The Temple of the Golden Pavillion is many things, but above all I was surprised how deeply and, as becomes Mishima, succinctly it described the war, not through presence but absence: for our narrator, Mizoguchi, the war is about staying behind, being pushed into a kind of surreal state of alternate existence.
Naturally, this sense of otherness and not belonging pervades the whole narrative on all levels, and it most certainly is Mishima's forte, something Murakami has, as well. The anxiety of existential meaninglessness, the strong feeling of guilt, freedom through an act of violence, either literal or metaphorical, and life, ultimately, a never-ending, alternating movement of these dark themes.
Rewarding yet demanding, making one poor before making one abundantly rich.
17 November,
2014
“Each dead day had its charm.”
Maybe I'm too dumb for this book, but it never really took off for me the way it clearly did for other people. I'm no stranger to Japanese literature, and some of the writing about beauty, conformity, and how the meaning of words/actions can become twisted if taken the wrong way was really wonderful, but...being honest, it was a chore to get through.

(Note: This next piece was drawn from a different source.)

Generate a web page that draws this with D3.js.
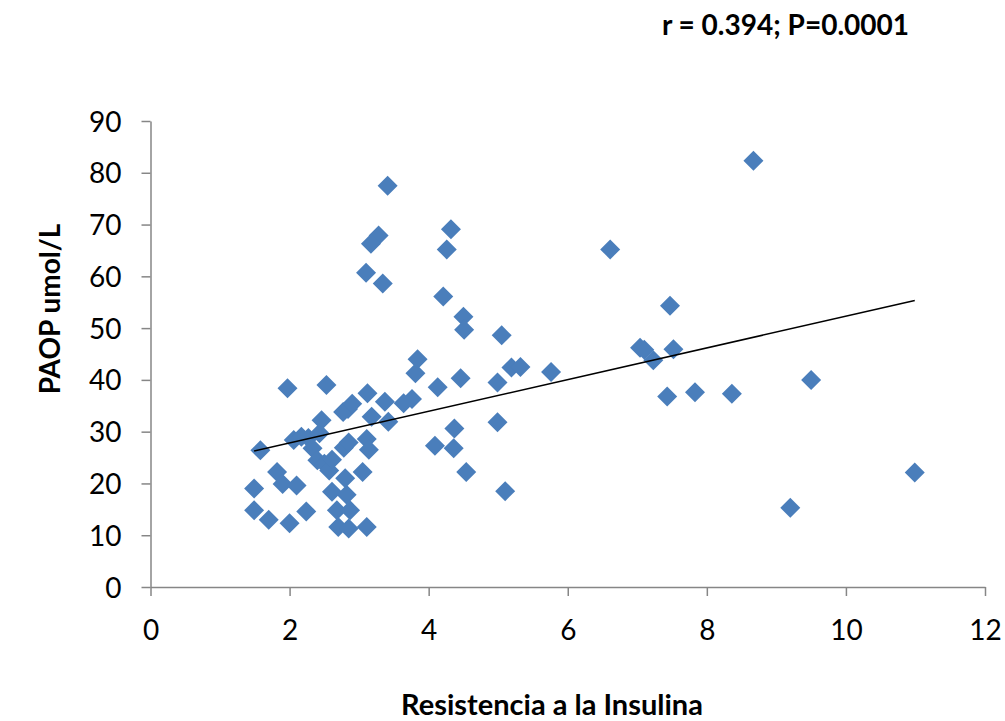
<!DOCTYPE html>
<html>
<head>
<meta charset="utf-8">
<script src="https://cdn.jsdelivr.net/npm/d3@7"></script>
<style>
  body { margin: 0; background: #fff; }
  svg text { font-family: Lato, "Open Sans", sans-serif; fill: #000; }
  .tick text { font-size: 28px; }
</style>
</head>
<body>
<script>
// values
var resistencia = [1.49, 1.49, 1.58, 1.70, 1.82, 1.90, 1.97, 2.00, 2.10, 2.06,
    2.17, 2.24, 2.27, 2.33, 2.40, 2.43, 2.46, 2.50, 2.53, 2.57,
    2.61, 2.61, 2.68, 2.70, 2.82, 2.80, 2.78, 2.85, 2.87, 2.85,
    2.77, 2.84, 2.90, 3.05, 3.11, 3.14, 3.12, 3.18, 3.11, 3.37,
    3.42, 3.64, 3.76, 3.81, 3.84, 3.41, 3.28, 3.17, 3.10, 3.34,
    4.32, 4.26, 4.21, 4.50, 4.51, 5.05, 4.13, 4.46, 4.99, 5.19,
    5.32, 5.76, 4.99, 4.37, 4.09, 4.36, 4.54, 5.10, 6.61, 7.47,
    7.04, 7.10, 7.52, 7.23, 7.43, 7.83, 8.36, 8.67, 9.50, 9.20, 10.99];
var paop = [19.0, 14.8, 26.4, 13.0, 22.2, 19.9, 38.4, 12.3, 19.6, 28.4,
    29.0, 14.6, 28.8, 26.8, 24.5, 29.7, 32.2, 23.8, 39.0, 22.5,
    24.6, 18.4, 14.8, 11.6, 17.8, 21.0, 26.9, 11.3, 14.8, 27.9,
    33.8, 34.4, 35.4, 22.2, 28.6, 26.5, 37.4, 32.9, 11.6, 35.8,
    31.9, 35.5, 36.3, 41.3, 44.0, 77.5, 67.9, 66.3, 60.7, 58.6,
    69.1, 65.2, 56.1, 52.2, 49.7, 48.6, 38.6, 40.3, 39.5, 42.4,
    42.5, 41.5, 31.8, 30.6, 27.3, 26.8, 22.2, 18.5, 65.2, 54.3,
    46.2, 45.8, 45.9, 43.8, 36.8, 37.6, 37.3, 82.3, 40.0, 15.3, 22.1];
var xTicks = [0, 2, 4, 6, 8, 10, 12];
var yTicks = [0, 10, 20, 30, 40, 50, 60, 70, 80, 90];
// trendline as drawn in the picture (y = a*x + b)
var trendSlope = 3.06, trendIntercept = 21.7;
var statsLabel = "r = 0.394; P=0.0001";

var width = 1005, height = 721;
var margin = {left: 150.5, right: 20, top: 121, bottom: 134};

var svg = d3.select("body").append("svg")
    .attr("width", width)
    .attr("height", height);

var x = d3.scaleLinear().domain([0, 12]).range([margin.left, 985]);
var y = d3.scaleLinear().domain([0, 90]).range([587, margin.top]);

var points = resistencia.map(function(v, i) { return {x: v, y: paop[i]}; });

// axes
var xAxis = svg.append("g")
    .attr("transform", "translate(0," + y(0) + ")")
    .call(d3.axisBottom(x).tickValues(xTicks).tickSize(9).tickPadding(24).tickSizeOuter(0));
var yAxis = svg.append("g")
    .attr("transform", "translate(" + x(0) + ",0)")
    .call(d3.axisLeft(y).tickValues(yTicks).tickSize(9).tickPadding(20).tickSizeOuter(0));

[xAxis, yAxis].forEach(function(g) {
    g.select(".domain").attr("stroke", "#868686").attr("stroke-width", 1.5);
    g.selectAll(".tick line").attr("stroke", "#868686").attr("stroke-width", 1.5);
    g.selectAll(".tick text").attr("fill", "#000");
});
yAxis.selectAll(".tick text").attr("dy", "0.36em");

// markers
svg.selectAll(".pt")
    .data(points)
    .enter().append("path")
    .attr("class", "pt")
    .attr("transform", function(d) { return "translate(" + x(d.x) + "," + y(d.y) + ")"; })
    .attr("d", "M0,-10L10,0L0,10L-10,0Z")
    .attr("fill", "#4a7ebb");

// trendline
var xr = d3.extent(resistencia);
svg.append("line")
    .attr("x1", x(xr[0])).attr("y1", y(trendSlope * xr[0] + trendIntercept))
    .attr("x2", x(xr[1])).attr("y2", y(trendSlope * xr[1] + trendIntercept))
    .attr("stroke", "#000")
    .attr("stroke-width", 1.5);

// titles
svg.append("text")
    .attr("x", 552).attr("y", 715)
    .attr("text-anchor", "middle")
    .attr("font-size", "29px").attr("font-weight", "bold")
    .text("Resistencia a la Insulina");

svg.append("text")
    .attr("transform", "translate(60,309) rotate(-90)")
    .attr("text-anchor", "middle")
    .attr("font-size", "28px").attr("font-weight", "bold")
    .text("PAOP umol/L");

svg.append("text")
    .attr("x", 909).attr("y", 35)
    .attr("text-anchor", "end")
    .attr("font-size", "28px").attr("font-weight", "bold")
    .text(statsLabel);
</script>
</body>
</html>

This was based on an actual real-life event (which was an interesting rabbit hole), and is from the point of view of the arson, Mizoguchi. We follow him as he grows up and joins the temple just like his father, but a lack of confidence, a stutter, and a belief that anything beautiful is cursed leads him down a dark path. It was an interesting read through the eyes of an unreliable narrator, but it also felt really repetitive. The same motives, the same themes, the same philosophical points are hammered home again and again, and I felt myself skimming a bit near the end to get to some new thought instead of rehashing old ones.
There's clearly something here and I'm definitely in the minority, but I just didn't enjoy this one.